Congratulations to the makers of Fire, specially Deepa Mehta and Giles Nuttgens – they have succeeded in entertaining us. Fire is a wonderful film and is a landmark in the Indian History of Cinema. 1996 is the time when we were used to watching blockbusters with not much story, Hum Aapke Hain Kaun (1994) et al. It was the time when the song 'Sexy Sexy' from Khuddar (1994) was censored to 'Baby Baby' (it sounds funny now though). It was also the time when people enjoyed family dramas or even violent drama films, Ghatak (1996) for instance. To make such a movie in India in that period was a courageous effort from the complete crew of Fire.

Story is nothing new to talk of; everybody knows it – two women (Shabana Azmi and Nandita Das), ignored by husbands, come together, find solace. Cinematography by Giles Nuttgens is fabulous. There is not much space in the set of the house to move the camera around (and that is evident in the film as Mehta wanted to make the set look real) but still, Nuttgens manages to give some wonderful cinematography. Observe the movements in the beginning of the film, in the huge field and later in Taj Mahal – that itself proves his abilities. There is a dusky brown tint throughout and many sequences are shot in a single go. He has planned the movement very well.

Shabana Azmi as Radha is superb in the film. She is remarkable towards the final sequences where she is confused whether she is doing the right thing or not. Her outburst with Khulbhushan Kharbanda (who plays Ashok) is the highlight of the film, which is accompanied by wonderful background music by A. R. Rahman. Khulbhushan has got nothing to do throughout except in the end and he utilizes the opportunity well. I was surprised to see Javed Jafferi as Jatin in the movie. I never knew this famous comedian-dancer has acted in this masterpiece. He proves that not only is he good at comedy and dance, but also at acting.

I was a bit perplexed to see Ranjit Chowdhary as Mundu masturbating. I wondered long why Mehta has induced this into the film, why not any other mischief by him, and this is answered towards the end and becomes the root cause of Radha's confusion. Every scene in the film has some meaning, be it Jatin's humiliation by his Chinese girlfriend Julie's parents, or the continual use of the scene from Ramayan where Sita plunges into the pyre to prove her purity, or even Radha's dream sequence. Amidst the fast paced drama, we get some relief in the form of 'Mundu's Fantasy.' For example, he imagines the story Radha narrates in the movie in which he is the king, Radha his wife, Sita (played by Nandita Das) his mistress and Jatin his servant. Also, the sex scene in the end is aesthetically filmed and doesn't go above what was required.

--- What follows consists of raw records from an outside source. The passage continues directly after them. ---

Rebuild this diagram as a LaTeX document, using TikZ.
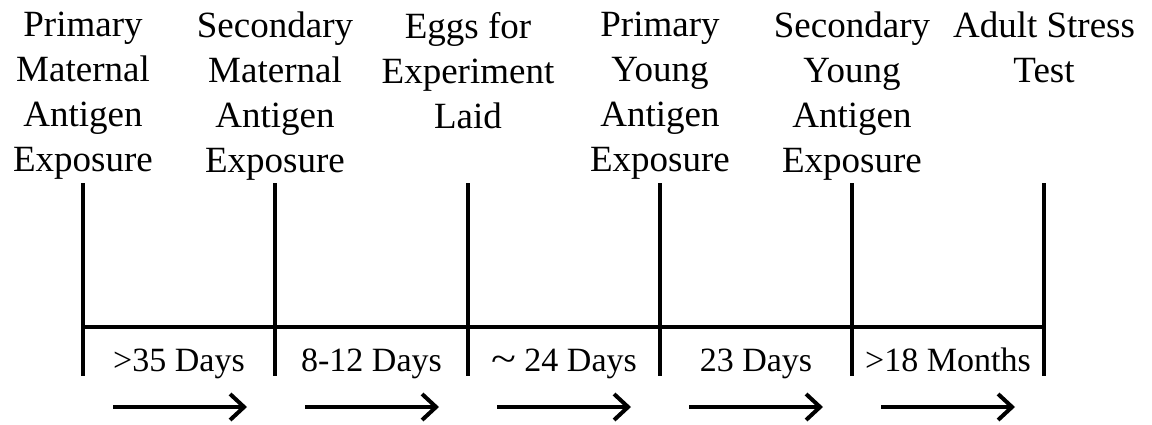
\documentclass[tikz,border=0pt]{standalone}
\usepackage{fontspec}
\setmainfont{Liberation Serif}
\usetikzlibrary{arrows.meta}

\tikzset{
  event/.style={anchor=north, align=center, inner sep=0pt,
    font=\fontsize{37}{45}\selectfont, execute at begin node=\strut},
  span/.style={anchor=base, inner sep=0pt, font=\fontsize{34}{40}\selectfont},
  tick/.style={line width=4pt},
  flow/.style={line width=4pt, -{Straight Barb[length=14pt,width=26pt,line width=4pt]}}
}

\begin{document}
\begin{tikzpicture}[x=1pt, y=-1pt]
\useasboundingbox (0,0) rectangle (1152,424);

% timeline
\foreach \x/\n in {83/t1,275/t2,468/t3,660/t4,852/t5,1044/t6} {
  \coordinate (\n top) at (\x,183);
  \coordinate (\n bot) at (\x,376);
  \coordinate (\n) at (\x,327);
  \draw[tick] (\n top) -- (\n bot);
}
\draw[tick] (t1) -- (t6);

% events
\node[event] (e1) at (83,12) {Primary\\Maternal\\Antigen\\Exposure};
\node[event] (e2) at (275,12) {Secondary\\Maternal\\Antigen\\Exposure};
\node[event] (e3) at (468,12) {Eggs for\\Experiment\\Laid};
\node[event] (e4) at (660,12) {Primary\\Young\\Antigen\\Exposure};
\node[event] (e5) at (852,12) {Secondary\\Young\\Antigen\\Exposure};
\node[event] (e6) at (1044,12) {Adult Stress\\Test};

% durations
\node[span] (d1) at (179,371) {>35 Days};
\node[span] (d2) at (371.5,371) {8-12 Days};
\node[span] (d3) at (564,371) {\scalebox{1.35}[1.1]{\textasciitilde}\ 24 Days};
\node[span] (d4) at (756,371) {23 Days};
\node[span] (d5) at (948,371) {>18 Months};

% arrows
\foreach \x/\n in {180/a1,372/a2,564/a3,756/a4,948/a5} {
  \coordinate (\n s) at (\x-67,407);
  \coordinate (\n e) at (\x+67,407);
  \draw[flow] (\n s) -- (\n e);
}
\end{tikzpicture}
\end{document}
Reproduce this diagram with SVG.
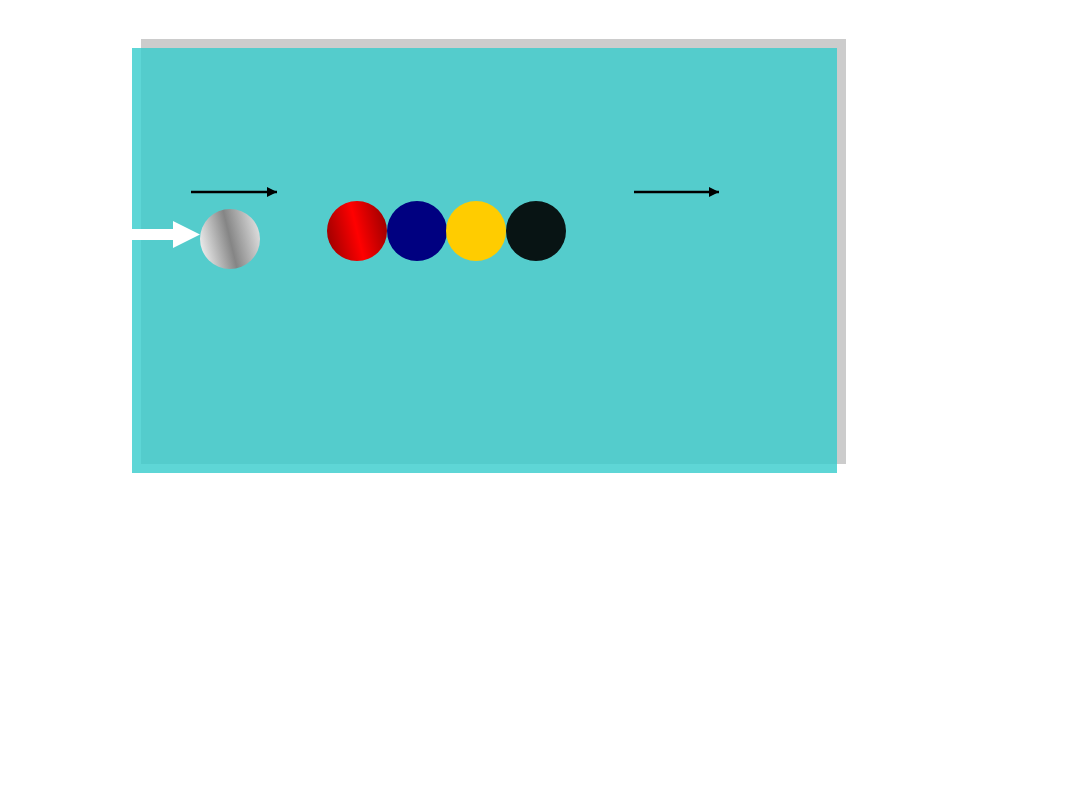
<svg xmlns="http://www.w3.org/2000/svg" width="1080" height="810" viewBox="0 0 1080 810">
<defs>
<linearGradient id="silver" x1="0" y1="0.62" x2="1" y2="0.38">
<stop offset="0" stop-color="#ececec"/>
<stop offset="0.5" stop-color="#858585"/>
<stop offset="1" stop-color="#dedede"/>
</linearGradient>
<linearGradient id="redg" x1="0" y1="0.62" x2="1" y2="0.38">
<stop offset="0" stop-color="#a00000"/>
<stop offset="0.5" stop-color="#ff0000"/>
<stop offset="1" stop-color="#a00000"/>
</linearGradient>
<marker id="ah" viewBox="0 0 10 10" refX="10" refY="5" markerWidth="4" markerHeight="4" orient="auto" markerUnits="strokeWidth">
<path d="M0,0 L10,5 L0,10 z" fill="#000"/>
</marker>
<style>
.conn{stroke:#000;stroke-width:2.5;fill:none}
</style>
</defs>
<rect width="1080" height="810" fill="#fff"/>
<g id="panel">
<rect x="141" y="39" width="705" height="425" fill="#cccccc"/>
<rect x="132" y="48" width="705" height="425" fill="#36cccc" fill-opacity="0.8"/>
</g>
<g id="connectors">
<line class="conn" x1="191" y1="192" x2="277" y2="192" marker-end="url(#ah)"/>
<line class="conn" x1="634" y1="192" x2="719" y2="192" marker-end="url(#ah)"/>
<path d="M132,229 L173,229 L173,221 L200,234.5 L173,248 L173,240 L132,240 z" fill="#fff"/>
</g>
<g id="ball-silver"><circle cx="230" cy="239" r="30" fill="url(#silver)"/></g>
<g id="ball-red"><circle cx="357" cy="231" r="30" fill="url(#redg)"/></g>
<g id="ball-blue"><circle cx="417" cy="231" r="30" fill="#000080"/></g>
<g id="ball-yellow"><circle cx="476" cy="231" r="30" fill="#ffcc00"/></g>
<g id="ball-black"><circle cx="536" cy="231" r="30" fill="#081414"/></g>
</svg>
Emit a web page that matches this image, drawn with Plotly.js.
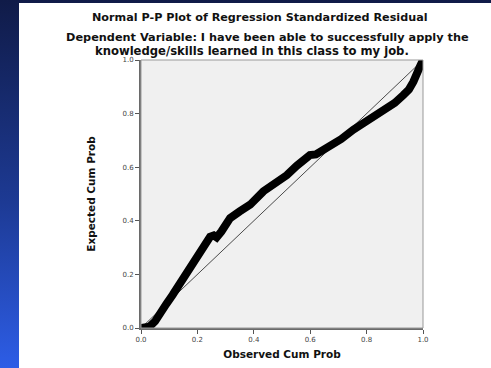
<!DOCTYPE html>
<html>
<head>
<meta charset="utf-8">
<script src="https://cdn.plot.ly/plotly-3.0.1.min.js"></script>
<style>
  html, body { margin: 0; padding: 0; width: 491px; height: 368px; overflow: hidden;
    background: linear-gradient(to bottom, #101b48 0%, #1d3a94 55%, #2d5de6 100%); }
  #chart { position: absolute; left: 19px; top: 3px; width: 472px; height: 365px; background: #ffffff; }
</style>
</head>
<body>
<div id="chart"></div>
<script>
// Observed cumulative probability (x) vs expected cumulative probability (y)
const observedCum = [0, 0.015, 0.03, 0.05, 0.065, 0.09, 0.112, 0.135, 0.16, 0.186, 0.207, 0.225, 0.245, 0.258, 0.268, 0.285, 0.316, 0.35, 0.387, 0.434, 0.48, 0.517, 0.552, 0.58, 0.599, 0.62, 0.67, 0.71, 0.753, 0.8, 0.84, 0.871, 0.9, 0.93, 0.95, 0.966, 0.98, 0.989, 1.0];
const expectedCum = [0, 0.002, 0.005, 0.025, 0.055, 0.09, 0.123, 0.16, 0.198, 0.24, 0.272, 0.3, 0.34, 0.345, 0.338, 0.36, 0.41, 0.435, 0.46, 0.51, 0.54, 0.57, 0.605, 0.625, 0.645, 0.648, 0.677, 0.705, 0.74, 0.77, 0.795, 0.82, 0.84, 0.869, 0.89, 0.919, 0.945, 0.975, 1.0];
const refX = [0, 1];
const refY = [0, 1];
const tickVals = [0, 0.2, 0.4, 0.6, 0.8, 1.0];
const tickText = ['0.0', '0.2', '0.4', '0.6', '0.8', '1.0'];

const font = 'DejaVu Sans, Verdana, sans-serif';

const traces = [
  { x: refX, y: refY, mode: 'lines', line: { color: '#4a4a4a', width: 1 }, hoverinfo: 'skip', showlegend: false },
  { x: observedCum, y: expectedCum, mode: 'lines', line: { color: '#000000', width: 8 }, showlegend: false }
];

const axisCommon = {
  range: [0, 1], tickvals: tickVals, ticktext: tickText,
  showgrid: false, zeroline: false,
  showline: true, linecolor: '#6a6a6a', linewidth: 2,
  ticks: 'outside', ticklen: 4, tickwidth: 1, tickcolor: '#555',
  tickfont: { family: font, size: 7, color: '#444' }
};

const layout = {
  width: 472, height: 365,
  margin: { l: 122, r: 68, t: 57, b: 40 },
  paper_bgcolor: '#ffffff', plot_bgcolor: '#f0f0f0',
  xaxis: Object.assign({}, axisCommon, {
    title: { text: '<b>Observed Cum Prob</b>', font: { family: font, size: 10.5, color: '#111' }, standoff: 7 }
  }),
  yaxis: Object.assign({}, axisCommon, {
    title: { text: '<b>Expected Cum Prob</b>', font: { family: font, size: 10.5, color: '#111' }, standoff: 25 }
  }),
  shapes: [
    { type: 'rect', xref: 'paper', yref: 'paper', x0: 0, x1: 1, y0: 0, y1: 1, line: { color: '#999', width: 1 } }
  ],
  annotations: [
    { text: '<b>Normal P-P Plot of Regression Standardized Residual</b>', xref: 'paper', yref: 'paper',
      x: 0.422, y: 1.160, xanchor: 'center', yanchor: 'middle', showarrow: false,
      font: { family: font, size: 11.2, color: '#111' } },
    { text: '<b>Dependent Variable: I have been able to successfully apply the</b>', xref: 'paper', yref: 'paper',
      x: 0.447, y: 1.084, xanchor: 'center', yanchor: 'middle', showarrow: false,
      font: { family: font, size: 11.3, color: '#111' } },
    { text: '<b>knowledge/skills learned in this class to my job.</b>', xref: 'paper', yref: 'paper',
      x: 0.394, y: 1.034, xanchor: 'center', yanchor: 'middle', showarrow: false,
      font: { family: font, size: 11.6, color: '#111' } }
  ]
};

Plotly.newPlot('chart', traces, layout, { displayModeBar: false, staticPlot: true });
</script>
</body>
</html>
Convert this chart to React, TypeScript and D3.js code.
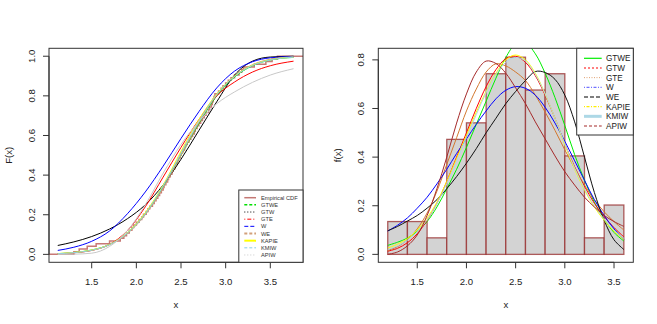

Such a film can never be imagined to come out of India, even today, 15 years after its release. It is only now that we are witnessing gay characters in Hindi Movies – Dostana (2008), I Am (2011) – implied masturbation – Ek Chotisi Love Story (2002) – but not as explicit as in this film. Not only from the theme and content point of view, also from the presentation point of view, the film is different. The scenes are moving along with the camera and the drama develops at a fast pace and maintains the speed throughout. Some jokes drop by but the story is continuously moving within the small house. The dialogs of the film are witty and at times humorous (e.g. Sita – Are you coming home tonight? Jatin – Maybe! ; Radha – Where is Jatin? Sita – He is away to meet his girlfriend). You cherish them and at the same time get involved in them and feel the character's pain. The production design is completely different from other films then.

A marvelous effort by Deepa Mehta (though didn't gain recognition in India due to the explicit homosexuality in the film) and the rest of the crew. Kudos to them. And I must appreciate the censor board of India that they released this film without any cuts and an A certificate.